Another thing is that even though "fat trunk" may seem that it's tough and have stand there hundreds of years, most of time time it isn't. You can't tell based on the fatness of the trunk if it's old or young. I'm quite sure that that tree isn't nowhere near 200 old, more likely 60 - 100 years old. Often the old trees do look like they're struggling and that's why no one had bother to cut them because the value would be too low and they've left to seed new trees.

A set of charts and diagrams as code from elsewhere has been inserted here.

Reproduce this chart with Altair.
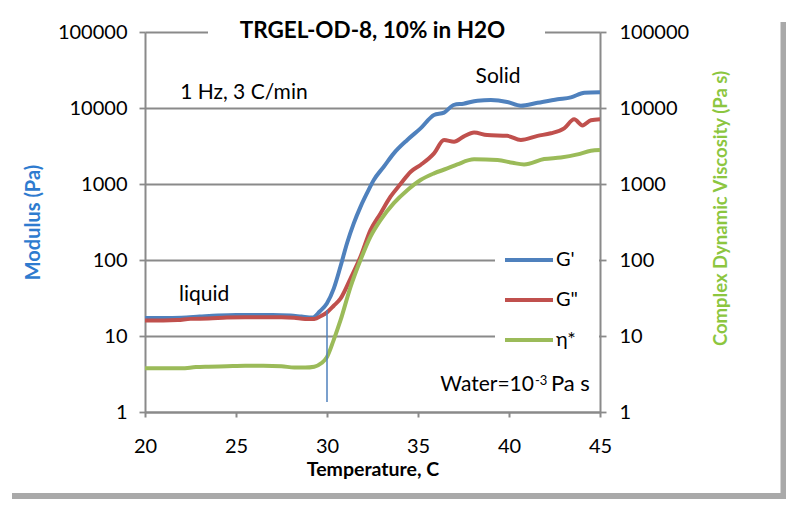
import altair as alt
import pandas as pd

# ---------------- data ----------------
temp_gp = [20, 21, 22, 23, 24, 25, 26, 27, 28, 28.6, 29.2, 29.6, 30.0, 30.37, 30.74, 31.1,
           31.47, 31.84, 32.2, 32.57, 33.12, 33.67, 34.41, 35.14, 35.88, 36.43, 36.98, 37.5,
           38.27, 39.0, 39.9, 40.65, 41.57, 42.67, 43.4, 44.14, 45]
g_prime = [17.3, 17.3, 17.4, 18, 18.6, 18.9, 18.9, 18.9, 18.6, 18, 17.5, 21, 27, 42, 82, 166,
           303, 500, 760, 1130, 1690, 2530, 3800, 5400, 8100, 8700, 11000, 11400,
           12500, 12700, 12000, 10700, 11700, 13000, 13800, 15900, 16100]

temp_gpp = [20, 21, 21.8, 22.5, 23.5, 24.5, 25.5, 26.5, 27.5, 28.2, 28.8, 29.3, 29.7, 30.0,
            30.37, 30.74, 31.29, 31.84, 32.39, 32.94, 33.49, 34.04, 34.6, 35.14, 35.88, 36.43,
            36.98, 37.5, 38.08, 38.8, 39.9, 40.65, 41.57, 42.3, 43.03, 43.58, 44.04, 44.5, 45]
g_dprime = [16, 16, 16.2, 16.8, 17, 17.5, 17.7, 17.7, 17.7, 17.4, 16.8, 16.8, 18.5, 20.5,
            25, 31, 57, 110, 247, 410, 680, 1000, 1450, 1780, 2530, 3800,
            3600, 4200, 4760, 4400, 4300, 3800, 4300, 4650, 5400, 7100, 5900, 6900, 7100]

temp_eta = [20, 21, 22, 22.8, 23.5, 24.5, 25.5, 26.5, 27.5, 28.2, 28.8, 29.3, 29.7, 30.0,
            30.37, 30.74, 31.29, 31.84, 32.39, 32.94, 33.67, 34.41, 35.14, 35.88, 36.61,
            37.16, 38.08, 39.37, 40.2, 40.83, 41.93, 42.85, 43.77, 44.5, 45]
eta_star = [3.75, 3.75, 3.75, 3.9, 3.95, 4.0, 4.05, 4.05, 4.0, 3.85, 3.85, 3.95, 4.4, 5.3,
            8.9, 16, 44, 100, 203, 335, 560, 830, 1130, 1380, 1600,
            1810, 2110, 2070, 1900, 1810, 2130, 2230, 2450, 2740, 2800]

series_names = ["G'", 'G"', "η*"]
series_colors = ["#4F81BD", "#C0504D", "#9BBB59"]
x_ticks = [20, 25, 30, 35, 40, 45]
y_ticks = [1, 10, 100, 1000, 10000, 100000]

transition_T = [30]
transition_low = [1.35]
transition_high = [22]

note_left_text = ["1 Hz, 3 C/min"]
note_left_T = [21.93]
note_left_v = [15700]
note_mid_text = ["Solid", "liquid"]
note_mid_T = [39.4, 23.25]
note_mid_v = [25800, 34.6]
water_T = [41.37]
water_v = [1.906]
water_main = ["Water=10"]
water_exp = ["-3"]
water_unit = ["Pa s"]

title_text = "TRGEL-OD-8, 10% in H2O"

# ---------------- tables ----------------
modulus = pd.concat([
    pd.DataFrame({"T": temp_gp, "v": g_prime, "s": series_names[0]}),
    pd.DataFrame({"T": temp_gpp, "v": g_dprime, "s": series_names[1]}),
])
visc = pd.DataFrame({"T": temp_eta, "v": eta_star, "s": series_names[2]})
vline = pd.DataFrame({"T": transition_T, "lo": transition_low, "hi": transition_high})
notes_left = pd.DataFrame({"t": note_left_text, "T": note_left_T, "v": note_left_v})
notes_mid = pd.DataFrame({"t": note_mid_text, "T": note_mid_T, "v": note_mid_v})
water = pd.DataFrame({"T": water_T, "v": water_v, "a": water_main, "b": water_exp,
                      "c": water_unit})
one = pd.DataFrame({"a": [0]})

FONT = "Lato"
GRID = "#8a8a8a"

xscale = alt.Scale(domain=[20, 45], nice=False, zero=False)
yscale = alt.Scale(type="log", domain=[1, 100000], nice=False)

x_axis = alt.Axis(values=x_ticks, title="Temperature, C", grid=False, domainColor=GRID,
                  domainWidth=2, tickColor=GRID, tickWidth=2, tickSize=5,
                  labelFont=FONT, labelFontSize=20, labelColor="black", labelPadding=35,
                  labelBaseline="alphabetic", labelFlush=False, labelOverlap=False,
                  titleFont=FONT, titleFontSize=19.5, titleFontWeight="bold", titleColor="black",
                  titleY=63, titleBaseline="alphabetic")
X = alt.X("T:Q", scale=xscale, axis=x_axis)

left_axis = alt.Axis(values=y_ticks, format="d", orient="left", title="Modulus (Pa)",
                     grid=True, gridColor=GRID, gridWidth=1.8,
                     domainColor=GRID, domainWidth=2, tickColor=GRID, tickWidth=1.8, tickSize=6,
                     labelFont=FONT, labelFontSize=20, labelColor="black", labelPadding=12,
                     labelOverlap=False, labelFlush=False,
                     titleFont=FONT, titleFontSize=20, titleFontWeight="bold", titleColor="#2E7BCF",
                     titleAngle=270, titleX=-112, titleY=190, titleBaseline="middle")
right_axis = alt.Axis(values=y_ticks, format="d", orient="right",
                      title="Complex Dynamic  Viscosity (Pa s)", grid=False,
                      domainColor=GRID, domainWidth=2, tickColor=GRID, tickWidth=1.8, tickSize=6,
                      labelFont=FONT, labelFontSize=20, labelColor="black", labelPadding=13,
                      labelOverlap=False, labelFlush=False,
                      titleFont=FONT, titleFontSize=18.5, titleFontWeight="bold",
                      titleColor="#8CC63F",
                      titleAngle=270, titleX=120, titleY=176, titleBaseline="middle")

color = alt.Color("s:N", scale=alt.Scale(domain=series_names, range=series_colors),
                  legend=alt.Legend(title=None, orient="none", legendX=350, legendY=194,
                                    symbolType="M-2,0L2,0", symbolSize=576, symbolStrokeWidth=4,
                                    labelOffset=13, padding=20, rowPadding=16,
                                    fillColor="white", labelFont=FONT, labelFontSize=20,
                                    labelColor="black"))

mask = alt.Chart(one).mark_rect(color="white").encode(
    x=alt.value(63), x2=alt.value(400), y=alt.value(-4), y2=alt.value(4))

mod_lines = alt.Chart(modulus).mark_line(strokeWidth=4, interpolate="monotone").encode(
    x=X, y=alt.Y("v:Q", scale=yscale, axis=left_axis), color=color)

visc_line = alt.Chart(visc).mark_line(strokeWidth=4, interpolate="monotone").encode(
    x=X, y=alt.Y("v:Q", scale=yscale, axis=right_axis), color=color)

rule = alt.Chart(vline).mark_rule(color="#4F81BD", strokeWidth=1.5).encode(
    x=X, y=alt.Y("lo:Q", scale=yscale, axis=None), y2="hi:Q")

txt_left = alt.Chart(notes_left).mark_text(align="left", baseline="middle", font=FONT,
                                           fontSize=21, color="black").encode(
    x=X, y=alt.Y("v:Q", scale=yscale, axis=None), text="t:N")
txt_mid = alt.Chart(notes_mid).mark_text(align="center", baseline="middle", font=FONT,
                                         fontSize=21, color="black").encode(
    x=X, y=alt.Y("v:Q", scale=yscale, axis=None), text="t:N")

water_a = alt.Chart(water).mark_text(align="right", baseline="alphabetic", font=FONT,
                                     fontSize=21, color="black").encode(
    x=X, y=alt.Y("v:Q", scale=yscale, axis=None), text="a:N")
water_b = alt.Chart(water).mark_text(align="left", baseline="alphabetic", font=FONT,
                                     fontSize=13, color="black", dx=1, dy=-6).encode(
    x=X, y=alt.Y("v:Q", scale=yscale, axis=None), text="b:N")
water_c = alt.Chart(water).mark_text(align="left", baseline="alphabetic", font=FONT,
                                     fontSize=22, color="black", dx=17).encode(
    x=X, y=alt.Y("v:Q", scale=yscale, axis=None), text="c:N")

shadow_r = alt.Chart(one).mark_rule(color="#a9a9a9", strokeWidth=6).encode(
    x=alt.value(638.5), y=alt.value(-10), y2=alt.value(467))
shadow_b = alt.Chart(one).mark_rule(color="#a9a9a9", strokeWidth=6).encode(
    y=alt.value(464), x=alt.value(-133), x2=alt.value(641))

chart = alt.layer(
    mask, mod_lines, visc_line, rule, txt_left, txt_mid, water_a, water_b, water_c,
    shadow_r, shadow_b
).resolve_scale(y="independent").properties(
    width=455, height=380,
    title=alt.TitleParams(title_text, font=FONT, fontSize=22.5, fontWeight="bold", color="black",
                          anchor="middle", frame="group", baseline="alphabetic", offset=-41),
    autosize=alt.AutoSizeParams(type="none"),
    padding={"left": 137, "top": 24, "right": 186, "bottom": 87},
    background="white",
).configure_view(stroke=None)

chart.save("out.html", embed_options={"renderer": "svg", "actions": False})
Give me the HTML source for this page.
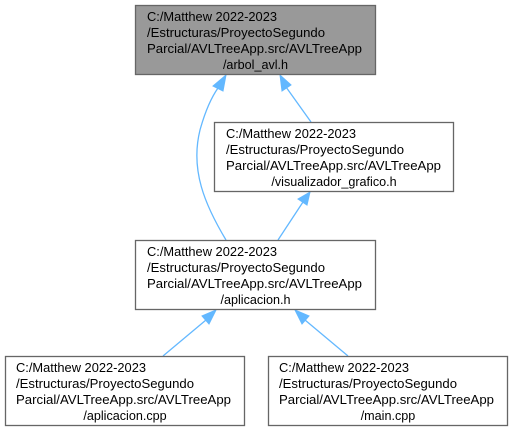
<!DOCTYPE html>
<html><head><meta charset="utf-8"><style>
html,body{margin:0;padding:0;background:#fff;}
svg{display:block;}
text{font-family:"Liberation Sans",Arial,sans-serif;font-size:12.6px;fill:#000;}
</style></head><body>
<svg width="512" height="432" viewBox="0 0 512 432" xmlns="http://www.w3.org/2000/svg">
<g fill="none" stroke="#63b8ff" stroke-width="1.3">
<path d="M226,240 C205,205 190,170 200,130 C205,112 211,98 218,88"/>
<path d="M311,122 L286,87"/>
<path d="M278,240 L303,202"/>
<path d="M163,356 L206,320"/>
<path d="M348,356 L305,320"/>
</g>
<g fill="#63b8ff" stroke="#63b8ff">
<polygon points="226,75 213,86 223,91"/>
<polygon points="280,75 282,91 291,85"/>
<polygon points="310,192 298,199 307,205"/>
<polygon points="216,310 202,316 209,324"/>
<polygon points="295,310 302,324 309,316"/>
</g>
<g stroke="#666" stroke-width="1.3">
<rect x="135.5" y="5.5" width="240" height="69" fill="#999"/>
<rect x="214.5" y="122.5" width="239" height="69" fill="#fff"/>
<rect x="135.5" y="240.5" width="240" height="69" fill="#fff"/>
<rect x="5.5" y="356.5" width="239" height="69" fill="#fff"/>
<rect x="268.5" y="356.5" width="239" height="69" fill="#fff"/>
</g>
<g lengthAdjust="spacingAndGlyphs">
<text x="147" y="21" textLength="130" lengthAdjust="spacingAndGlyphs">C:/Matthew 2022-2023</text>
<text x="147" y="37" textLength="178" lengthAdjust="spacingAndGlyphs">/Estructuras/ProyectoSegundo</text>
<text x="147" y="53" textLength="215" lengthAdjust="spacingAndGlyphs">Parcial/AVLTreeApp.src/AVLTreeApp</text>
<text x="255.5" y="69" text-anchor="middle">/arbol_avl.h</text>

<text x="226" y="138" textLength="130" lengthAdjust="spacingAndGlyphs">C:/Matthew 2022-2023</text>
<text x="226" y="154" textLength="178" lengthAdjust="spacingAndGlyphs">/Estructuras/ProyectoSegundo</text>
<text x="226" y="170" textLength="215" lengthAdjust="spacingAndGlyphs">Parcial/AVLTreeApp.src/AVLTreeApp</text>
<text x="334" y="186" text-anchor="middle">/visualizador_grafico.h</text>

<text x="147" y="256" textLength="130" lengthAdjust="spacingAndGlyphs">C:/Matthew 2022-2023</text>
<text x="147" y="272" textLength="178" lengthAdjust="spacingAndGlyphs">/Estructuras/ProyectoSegundo</text>
<text x="147" y="288" textLength="215" lengthAdjust="spacingAndGlyphs">Parcial/AVLTreeApp.src/AVLTreeApp</text>
<text x="255.5" y="304" text-anchor="middle">/aplicacion.h</text>

<text x="16" y="372" textLength="130" lengthAdjust="spacingAndGlyphs">C:/Matthew 2022-2023</text>
<text x="16" y="388" textLength="178" lengthAdjust="spacingAndGlyphs">/Estructuras/ProyectoSegundo</text>
<text x="16" y="404" textLength="215" lengthAdjust="spacingAndGlyphs">Parcial/AVLTreeApp.src/AVLTreeApp</text>
<text x="125" y="420" text-anchor="middle">/aplicacion.cpp</text>

<text x="279" y="372" textLength="130" lengthAdjust="spacingAndGlyphs">C:/Matthew 2022-2023</text>
<text x="279" y="388" textLength="178" lengthAdjust="spacingAndGlyphs">/Estructuras/ProyectoSegundo</text>
<text x="279" y="404" textLength="215" lengthAdjust="spacingAndGlyphs">Parcial/AVLTreeApp.src/AVLTreeApp</text>
<text x="388" y="420" text-anchor="middle">/main.cpp</text>
</g>
</svg>
</body></html>
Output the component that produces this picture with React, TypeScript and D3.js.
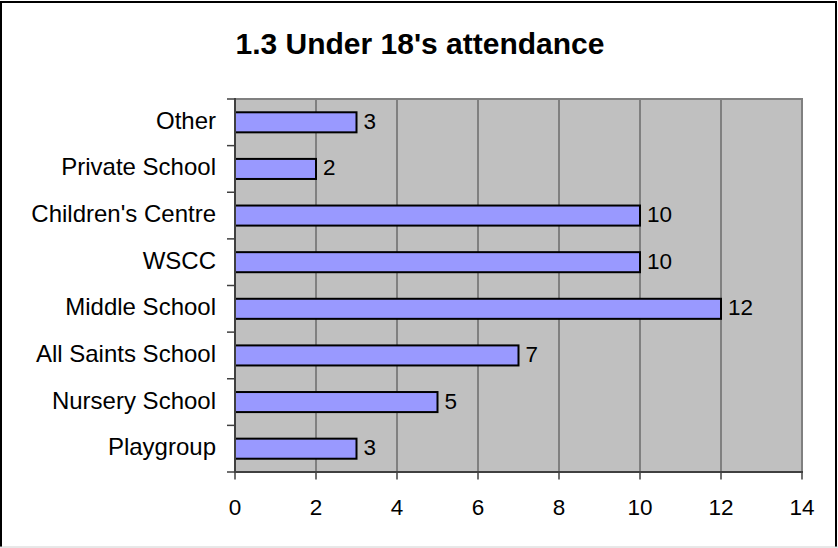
import React from "react";
import * as d3 from "d3";

const categories = ["Other", "Private School", "Children's Centre", "WSCC", "Middle School", "All Saints School", "Nursery School", "Playgroup"];
const values = [3, 2, 10, 10, 12, 7, 5, 3];
const xTicks = [0, 2, 4, 6, 8, 10, 12, 14];
const title = "1.3 Under 18's attendance";

const W = 838;
const H = 548;
const plot = { left: 235, top: 99, right: 802, bottom: 472 };
const FONT = "'Liberation Sans', Arial, Helvetica, sans-serif";

export default function App() {
  const x = d3.scaleLinear().domain([0, 14]).range([plot.left, plot.right]);
  const y = d3.scaleBand<string>().domain(categories).range([plot.top, plot.bottom]).paddingInner(0).paddingOuter(0);
  const bw = y.bandwidth();
  const barH = bw * 0.43;
  const boundaries = d3.range(categories.length + 1).map((i) => plot.top + i * bw);

  return (
    <svg width={W} height={H} style={{ position: "fixed", left: 0, top: 0, background: "#fff" }} fontFamily={FONT}>
      <rect x={0} y={0} width={W} height={H} fill="#fff" />
      {/* outer border */}
      <line x1={1} y1={1} x2={1} y2={547} stroke="#000" strokeWidth={2} />
      <line x1={0} y1={2} x2={837} y2={2} stroke="#000" strokeWidth={2} />
      <line x1={836} y1={1} x2={836} y2={547} stroke="#000" strokeWidth={2} />
      <line x1={0} y1={547} x2={838} y2={547} stroke="#d0d0d0" strokeWidth={1} />

      <text x={420} y={53.5} textAnchor="middle" fontSize={30} fontWeight="bold" fill="#000">{title}</text>

      {/* plot area */}
      <rect x={plot.left} y={plot.top} width={plot.right - plot.left} height={plot.bottom - plot.top} fill="#c0c0c0" />
      {xTicks.slice(1, -1).map((t) => (
        <line key={"g" + t} x1={x(t)} x2={x(t)} y1={plot.top} y2={plot.bottom} stroke="#404040" strokeWidth={1} />
      ))}
      <line x1={plot.left} x2={plot.right + 1} y1={plot.top} y2={plot.top} stroke="#808080" strokeWidth={2} />
      <line x1={plot.right} x2={plot.right} y1={plot.top} y2={plot.bottom} stroke="#808080" strokeWidth={2} />

      {/* bars */}
      {categories.map((c, i) => {
        const cy = (y(c) as number) + bw / 2;
        return (
          <g key={c}>
            <rect x={x(0)} y={cy - barH / 2} width={x(values[i]) - x(0)} height={barH} fill="#9999ff" stroke="#000" strokeWidth={2} />
            <text x={x(values[i]) + 7} y={cy + 6.5} fontSize={22.5} fill="#000">{values[i]}</text>
            <text x={216} y={cy + 6.5} textAnchor="end" fontSize={24} fill="#000">{c}</text>
          </g>
        );
      })}

      {/* axes */}
      <line x1={plot.left} x2={plot.left} y1={plot.top - 1} y2={plot.bottom} stroke="#404040" strokeWidth={2} />
      <line x1={plot.left - 1} x2={plot.right + 1} y1={plot.bottom} y2={plot.bottom} stroke="#404040" strokeWidth={2} />
      {boundaries.map((b, i) => (
        <line key={"yt" + i} x1={227} x2={plot.left} y1={b} y2={b} stroke="#404040" strokeWidth={1.5} />
      ))}
      {xTicks.map((t) => (
        <g key={"xt" + t}>
          <line x1={x(t)} x2={x(t)} y1={plot.bottom} y2={plot.bottom + 7.5} stroke="#404040" strokeWidth={1.5} />
          <text x={x(t)} y={515} textAnchor="middle" fontSize={22.5} fill="#000">{t}</text>
        </g>
      ))}
    </svg>
  );
}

If the ground has lots of nutrients, and water, the trunk and branches tends to get fat, but the core is also mushy and can't be used to anything useful. Pine tree is famous of that. If you're living in an area where pine trees grow, you can see that the trees that doesn't have branches on the middle trunk, are healthy and good timber, but, if you see, often in living areas (where people have build their houses near or even on the fields) the pine tree may have fat branches growing from the low trunk and they look more like deciduous trees than coniferous trees.
If that tree would had lived in low nutrient, low water area, it would be much more thin, but it would also be extremely tough and best building material there can be.
Today mushiness is the problem with the trees, because they can't stand the forces, like weight, wind etc when building houses. But of course there must be a compromises because, you can't raise them on the swamps either, because then even though you can plant them, only your childrens children can enjoy the money when they cut them.